# Exercise goal
Go through the material and write it all out exactly, minus the pictures.

╭─ Data shown

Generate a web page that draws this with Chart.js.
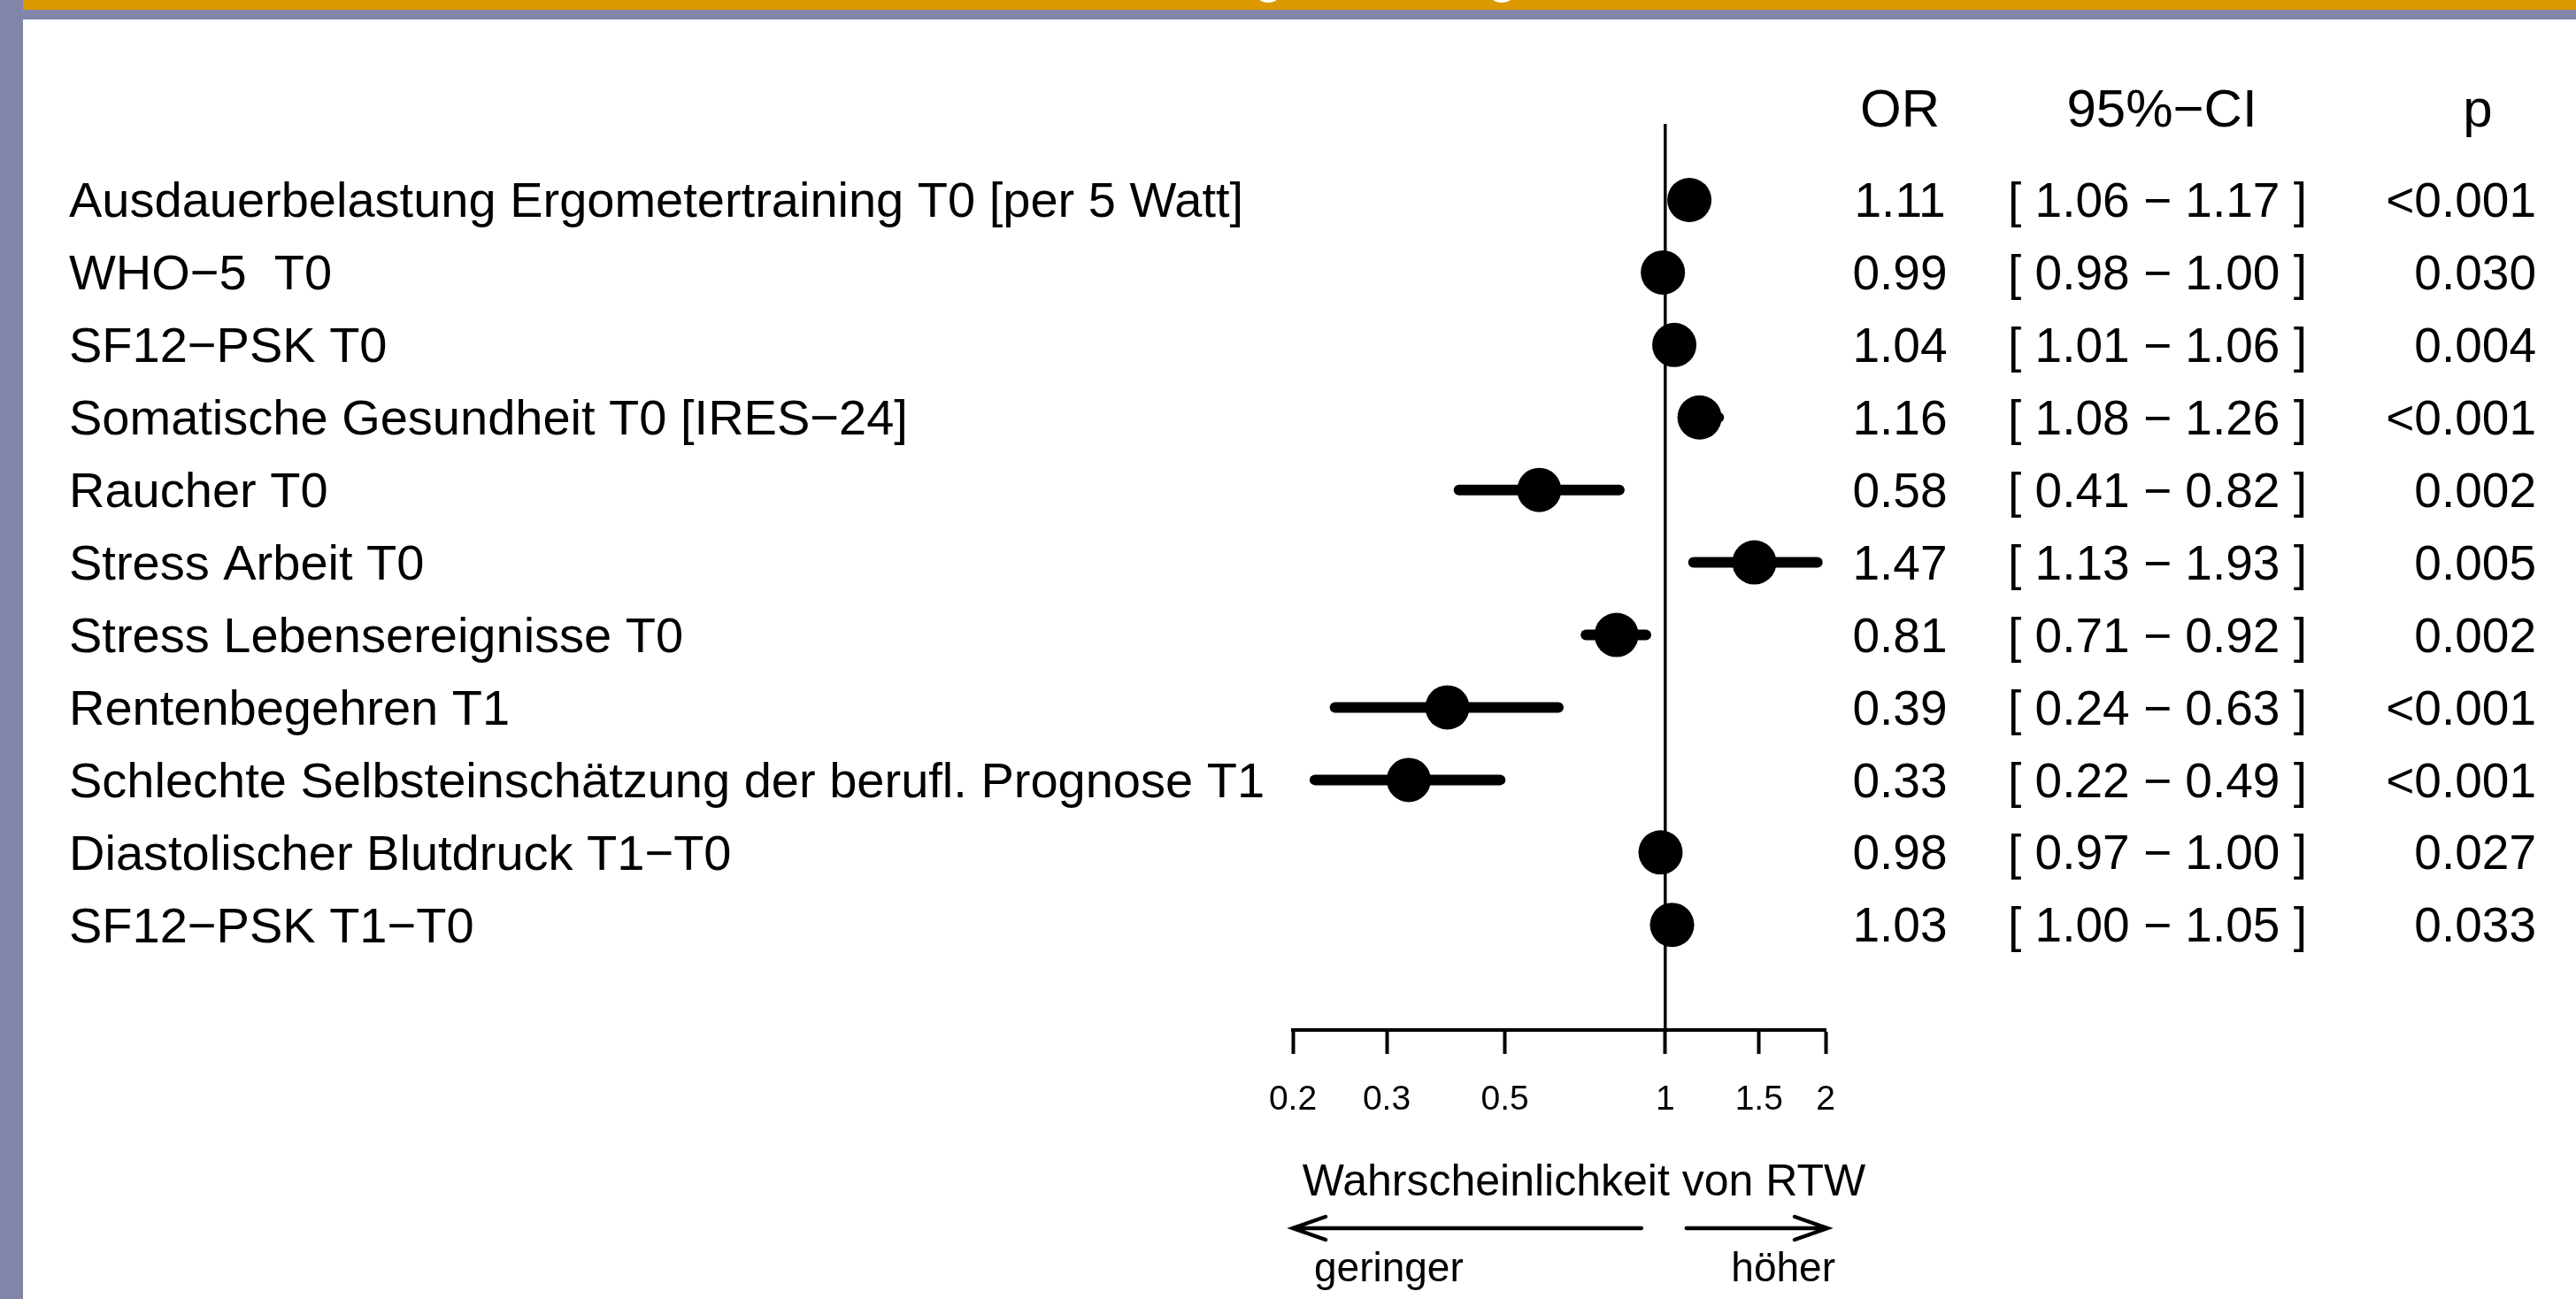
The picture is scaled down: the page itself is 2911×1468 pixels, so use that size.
<!DOCTYPE html>
<html>
<head>
<meta charset="utf-8">
<script src="https://cdn.jsdelivr.net/npm/chart.js@4.4.1/dist/chart.umd.min.js"></script>
<style>
  html, body { margin: 0; padding: 0; background: #ffffff; }
  canvas { display: block; }
</style>
</head>
<body>
<canvas id="forestChart" width="2911" height="1468"></canvas>
<script>
const predictors = [
  "Ausdauerbelastung Ergometertraining T0 [per 5 Watt]",
  "WHO\u22125  T0",
  "SF12\u2212PSK T0",
  "Somatische Gesundheit T0 [IRES\u221224]",
  "Raucher T0",
  "Stress Arbeit T0",
  "Stress Lebensereignisse T0",
  "Rentenbegehren T1",
  "Schlechte Selbsteinschätzung der berufl. Prognose T1",
  "Diastolischer Blutdruck T1\u2212T0",
  "SF12\u2212PSK T1\u2212T0"
];
const oddsRatios = [1.11, 0.99, 1.04, 1.16, 0.58, 1.47, 0.81, 0.39, 0.33, 0.98, 1.03];
const ciLower = [1.06, 0.98, 1.01, 1.08, 0.41, 1.13, 0.71, 0.24, 0.22, 0.97, 1.00];
const ciUpper = [1.17, 1.00, 1.06, 1.26, 0.82, 1.93, 0.92, 0.63, 0.49, 1.00, 1.05];
const pValues = ["<0.001", "0.030", "0.004", "<0.001", "0.002", "0.005", "0.002", "<0.001", "<0.001", "0.027", "0.033"];
const xTicks = [0.2, 0.3, 0.5, 1, 1.5, 2];
const columnHeaders = ["OR", "95%\u2212CI", "p"];

document.addEventListener("DOMContentLoaded", () => {
  const FONT = "'Liberation Sans', Arial, Helvetica, sans-serif";
  const fmt = (v) => v.toFixed(2);

  // slide frame: purple left band, orange + purple strip at the top
  const slideFrame = {
    id: "slideFrame",
    beforeDraw(chart) {
      const ctx = chart.ctx;
      ctx.save();
      ctx.fillStyle = "#ffffff";
      ctx.fillRect(0, 0, chart.width, chart.height);
      ctx.fillStyle = "#8085a9";
      ctx.fillRect(0, 0, 26, chart.height);
      ctx.fillRect(0, 11, chart.width, 11);
      ctx.fillStyle = "#dd9900";
      ctx.fillRect(26, 0, chart.width - 26, 11);
      // bits of the cut-off slide title
      ctx.fillStyle = "#ffffff";
      ctx.beginPath();
      ctx.ellipse(1433, -3, 11, 6, 0, 0, Math.PI * 2);
      ctx.ellipse(1697, -3, 11, 6, 0, 0, Math.PI * 2);
      ctx.fill();
      ctx.restore();
    },
  };

  // reference line at OR = 1 and the CI whiskers
  const whiskers = {
    id: "whiskers",
    beforeDatasetsDraw(chart) {
      const { ctx, chartArea } = chart;
      const xs = chart.scales.x;
      const ys = chart.scales.y;
      ctx.save();
      ctx.strokeStyle = "#000000";
      ctx.lineWidth = 3.5;
      const x1 = xs.getPixelForValue(1);
      ctx.beginPath();
      ctx.moveTo(x1, chartArea.top);
      ctx.lineTo(x1, chartArea.bottom);
      ctx.stroke();

      ctx.lineWidth = 12;
      ctx.lineCap = "round";
      predictors.forEach((_, i) => {
        const y = ys.getPixelForValue(i);
        ctx.beginPath();
        ctx.moveTo(xs.getPixelForValue(ciLower[i]), y);
        ctx.lineTo(xs.getPixelForValue(ciUpper[i]), y);
        ctx.stroke();
      });
      ctx.restore();
    },
  };

  // row labels, table columns, axis title and direction arrows
  const tableText = {
    id: "tableText",
    afterDraw(chart) {
      const { ctx, chartArea } = chart;
      const xs = chart.scales.x;
      const ys = chart.scales.y;
      ctx.save();
      ctx.fillStyle = "#000000";
      ctx.textBaseline = "middle";

      ctx.font = `60px ${FONT}`;
      const headY = ys.getPixelForValue(-1.3) + 7;
      ctx.textAlign = "center";
      ctx.fillText(columnHeaders[0], 2147, headY);
      ctx.fillText(columnHeaders[1], 2443, headY);
      ctx.fillText(columnHeaders[2], 2800, headY);

      predictors.forEach((label, i) => {
        const y = ys.getPixelForValue(i) + 4;
        ctx.font = `56px ${FONT}`;
        ctx.textAlign = "left";
        ctx.fillText(label, 78, y);
        ctx.font = `55px ${FONT}`;
        ctx.textAlign = "center";
        ctx.fillText(fmt(oddsRatios[i]), 2147, y);
        ctx.fillText(`[ ${fmt(ciLower[i])} \u2212 ${fmt(ciUpper[i])} ]`, 2438, y);
        ctx.textAlign = "right";
        ctx.fillText(pValues[i], 2866, y);
      });

      const base = chartArea.bottom;
      ctx.font = `50px ${FONT}`;
      ctx.textAlign = "center";
      ctx.fillText("Wahrscheinlichkeit von RTW", 1790, base + 173);

      const arrowY = base + 224;
      const left0 = xs.getPixelForValue(0.2);
      const right0 = xs.getPixelForValue(2);
      const mid = xs.getPixelForValue(1);
      ctx.strokeStyle = "#000000";
      ctx.lineWidth = 4.5;
      ctx.lineCap = "round";
      ctx.beginPath();
      ctx.moveTo(mid - 27, arrowY);
      ctx.lineTo(left0, arrowY);
      ctx.moveTo(left0 + 37, arrowY - 13);
      ctx.lineTo(left0, arrowY);
      ctx.lineTo(left0 + 37, arrowY + 13);
      ctx.moveTo(mid + 24, arrowY);
      ctx.lineTo(right0 + 2, arrowY);
      ctx.moveTo(right0 - 35, arrowY - 13);
      ctx.lineTo(right0 + 2, arrowY);
      ctx.lineTo(right0 - 35, arrowY + 13);
      ctx.stroke();

      ctx.font = `46px ${FONT}`;
      ctx.textBaseline = "alphabetic";
      ctx.textAlign = "left";
      ctx.fillText("geringer", 1485, base + 284);
      ctx.textAlign = "right";
      ctx.fillText("höher", 2074, base + 284);
      ctx.restore();
    },
  };

  new Chart(document.getElementById("forestChart"), {
    type: "scatter",
    data: {
      datasets: [
        {
          label: "OR",
          data: oddsRatios.map((v, i) => ({ x: v, y: i })),
          backgroundColor: "#000000",
          borderColor: "#000000",
          pointRadius: 25,
          pointHoverRadius: 25,
          borderWidth: 0,
        },
      ],
    },
    options: {
      responsive: false,
      animation: false,
      devicePixelRatio: 1,
      layout: { padding: { left: 1461, right: 848, top: 140, bottom: 184 } },
      plugins: {
        legend: { display: false },
        tooltip: { enabled: false },
      },
      scales: {
        x: {
          type: "logarithmic",
          position: "bottom",
          min: 0.2,
          max: 2,
          afterBuildTicks: (scale) => {
            scale.ticks = xTicks.map((v) => ({ value: v }));
          },
          afterFit: (scale) => {
            scale.height = 120;
          },
          border: { display: true, color: "#000000", width: 4 },
          grid: {
            drawOnChartArea: false,
            drawTicks: true,
            tickLength: 27,
            tickWidth: 4,
            tickColor: "#000000",
          },
          ticks: {
            color: "#000000",
            font: { family: FONT, size: 39 },
            padding: 29,
            maxRotation: 0,
            autoSkip: false,
            callback: (value) => String(value),
          },
        },
        y: {
          type: "linear",
          display: false,
          reverse: true,
          min: -1.05,
          max: 11.45,
        },
      },
    },
    plugins: [slideFrame, whiskers, tableText],
  });
});
</script>
</body>
</html>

╰─

# Answer in full
Generate a web page that draws this with Chart.js.
The picture is scaled down: the page itself is 2911×1468 pixels, so use that size.
<!DOCTYPE html>
<html>
<head>
<meta charset="utf-8">
<script src="https://cdn.jsdelivr.net/npm/chart.js@4.4.1/dist/chart.umd.min.js"></script>
<style>
  html, body { margin: 0; padding: 0; background: #ffffff; }
  canvas { display: block; }
</style>
</head>
<body>
<canvas id="forestChart" width="2911" height="1468"></canvas>
<script>
const predictors = [
  "Ausdauerbelastung Ergometertraining T0 [per 5 Watt]",
  "WHO\u22125  T0",
  "SF12\u2212PSK T0",
  "Somatische Gesundheit T0 [IRES\u221224]",
  "Raucher T0",
  "Stress Arbeit T0",
  "Stress Lebensereignisse T0",
  "Rentenbegehren T1",
  "Schlechte Selbsteinschätzung der berufl. Prognose T1",
  "Diastolischer Blutdruck T1\u2212T0",
  "SF12\u2212PSK T1\u2212T0"
];
const oddsRatios = [1.11, 0.99, 1.04, 1.16, 0.58, 1.47, 0.81, 0.39, 0.33, 0.98, 1.03];
const ciLower = [1.06, 0.98, 1.01, 1.08, 0.41, 1.13, 0.71, 0.24, 0.22, 0.97, 1.00];
const ciUpper = [1.17, 1.00, 1.06, 1.26, 0.82, 1.93, 0.92, 0.63, 0.49, 1.00, 1.05];
const pValues = ["<0.001", "0.030", "0.004", "<0.001", "0.002", "0.005", "0.002", "<0.001", "<0.001", "0.027", "0.033"];
const xTicks = [0.2, 0.3, 0.5, 1, 1.5, 2];
const columnHeaders = ["OR", "95%\u2212CI", "p"];

document.addEventListener("DOMContentLoaded", () => {
  const FONT = "'Liberation Sans', Arial, Helvetica, sans-serif";
  const fmt = (v) => v.toFixed(2);

  // slide frame: purple left band, orange + purple strip at the top
  const slideFrame = {
    id: "slideFrame",
    beforeDraw(chart) {
      const ctx = chart.ctx;
      ctx.save();
      ctx.fillStyle = "#ffffff";
      ctx.fillRect(0, 0, chart.width, chart.height);
      ctx.fillStyle = "#8085a9";
      ctx.fillRect(0, 0, 26, chart.height);
      ctx.fillRect(0, 11, chart.width, 11);
      ctx.fillStyle = "#dd9900";
      ctx.fillRect(26, 0, chart.width - 26, 11);
      // bits of the cut-off slide title
      ctx.fillStyle = "#ffffff";
      ctx.beginPath();
      ctx.ellipse(1433, -3, 11, 6, 0, 0, Math.PI * 2);
      ctx.ellipse(1697, -3, 11, 6, 0, 0, Math.PI * 2);
      ctx.fill();
      ctx.restore();
    },
  };

  // reference line at OR = 1 and the CI whiskers
  const whiskers = {
    id: "whiskers",
    beforeDatasetsDraw(chart) {
      const { ctx, chartArea } = chart;
      const xs = chart.scales.x;
      const ys = chart.scales.y;
      ctx.save();
      ctx.strokeStyle = "#000000";
      ctx.lineWidth = 3.5;
      const x1 = xs.getPixelForValue(1);
      ctx.beginPath();
      ctx.moveTo(x1, chartArea.top);
      ctx.lineTo(x1, chartArea.bottom);
      ctx.stroke();

      ctx.lineWidth = 12;
      ctx.lineCap = "round";
      predictors.forEach((_, i) => {
        const y = ys.getPixelForValue(i);
        ctx.beginPath();
        ctx.moveTo(xs.getPixelForValue(ciLower[i]), y);
        ctx.lineTo(xs.getPixelForValue(ciUpper[i]), y);
        ctx.stroke();
      });
      ctx.restore();
    },
  };

  // row labels, table columns, axis title and direction arrows
  const tableText = {
    id: "tableText",
    afterDraw(chart) {
      const { ctx, chartArea } = chart;
      const xs = chart.scales.x;
      const ys = chart.scales.y;
      ctx.save();
      ctx.fillStyle = "#000000";
      ctx.textBaseline = "middle";

      ctx.font = `60px ${FONT}`;
      const headY = ys.getPixelForValue(-1.3) + 7;
      ctx.textAlign = "center";
      ctx.fillText(columnHeaders[0], 2147, headY);
      ctx.fillText(columnHeaders[1], 2443, headY);
      ctx.fillText(columnHeaders[2], 2800, headY);

      predictors.forEach((label, i) => {
        const y = ys.getPixelForValue(i) + 4;
        ctx.font = `56px ${FONT}`;
        ctx.textAlign = "left";
        ctx.fillText(label, 78, y);
        ctx.font = `55px ${FONT}`;
        ctx.textAlign = "center";
        ctx.fillText(fmt(oddsRatios[i]), 2147, y);
        ctx.fillText(`[ ${fmt(ciLower[i])} \u2212 ${fmt(ciUpper[i])} ]`, 2438, y);
        ctx.textAlign = "right";
        ctx.fillText(pValues[i], 2866, y);
      });

      const base = chartArea.bottom;
      ctx.font = `50px ${FONT}`;
      ctx.textAlign = "center";
      ctx.fillText("Wahrscheinlichkeit von RTW", 1790, base + 173);

      const arrowY = base + 224;
      const left0 = xs.getPixelForValue(0.2);
      const right0 = xs.getPixelForValue(2);
      const mid = xs.getPixelForValue(1);
      ctx.strokeStyle = "#000000";
      ctx.lineWidth = 4.5;
      ctx.lineCap = "round";
      ctx.beginPath();
      ctx.moveTo(mid - 27, arrowY);
      ctx.lineTo(left0, arrowY);
      ctx.moveTo(left0 + 37, arrowY - 13);
      ctx.lineTo(left0, arrowY);
      ctx.lineTo(left0 + 37, arrowY + 13);
      ctx.moveTo(mid + 24, arrowY);
      ctx.lineTo(right0 + 2, arrowY);
      ctx.moveTo(right0 - 35, arrowY - 13);
      ctx.lineTo(right0 + 2, arrowY);
      ctx.lineTo(right0 - 35, arrowY + 13);
      ctx.stroke();

      ctx.font = `46px ${FONT}`;
      ctx.textBaseline = "alphabetic";
      ctx.textAlign = "left";
      ctx.fillText("geringer", 1485, base + 284);
      ctx.textAlign = "right";
      ctx.fillText("höher", 2074, base + 284);
      ctx.restore();
    },
  };

  new Chart(document.getElementById("forestChart"), {
    type: "scatter",
    data: {
      datasets: [
        {
          label: "OR",
          data: oddsRatios.map((v, i) => ({ x: v, y: i })),
          backgroundColor: "#000000",
          borderColor: "#000000",
          pointRadius: 25,
          pointHoverRadius: 25,
          borderWidth: 0,
        },
      ],
    },
    options: {
      responsive: false,
      animation: false,
      devicePixelRatio: 1,
      layout: { padding: { left: 1461, right: 848, top: 140, bottom: 184 } },
      plugins: {
        legend: { display: false },
        tooltip: { enabled: false },
      },
      scales: {
        x: {
          type: "logarithmic",
          position: "bottom",
          min: 0.2,
          max: 2,
          afterBuildTicks: (scale) => {
            scale.ticks = xTicks.map((v) => ({ value: v }));
          },
          afterFit: (scale) => {
            scale.height = 120;
          },
          border: { display: true, color: "#000000", width: 4 },
          grid: {
            drawOnChartArea: false,
            drawTicks: true,
            tickLength: 27,
            tickWidth: 4,
            tickColor: "#000000",
          },
          ticks: {
            color: "#000000",
            font: { family: FONT, size: 39 },
            padding: 29,
            maxRotation: 0,
            autoSkip: false,
            callback: (value) => String(value),
          },
        },
        y: {
          type: "linear",
          display: false,
          reverse: true,
          min: -1.05,
          max: 11.45,
        },
      },
    },
    plugins: [slideFrame, whiskers, tableText],
  });
});
</script>
</body>
</html>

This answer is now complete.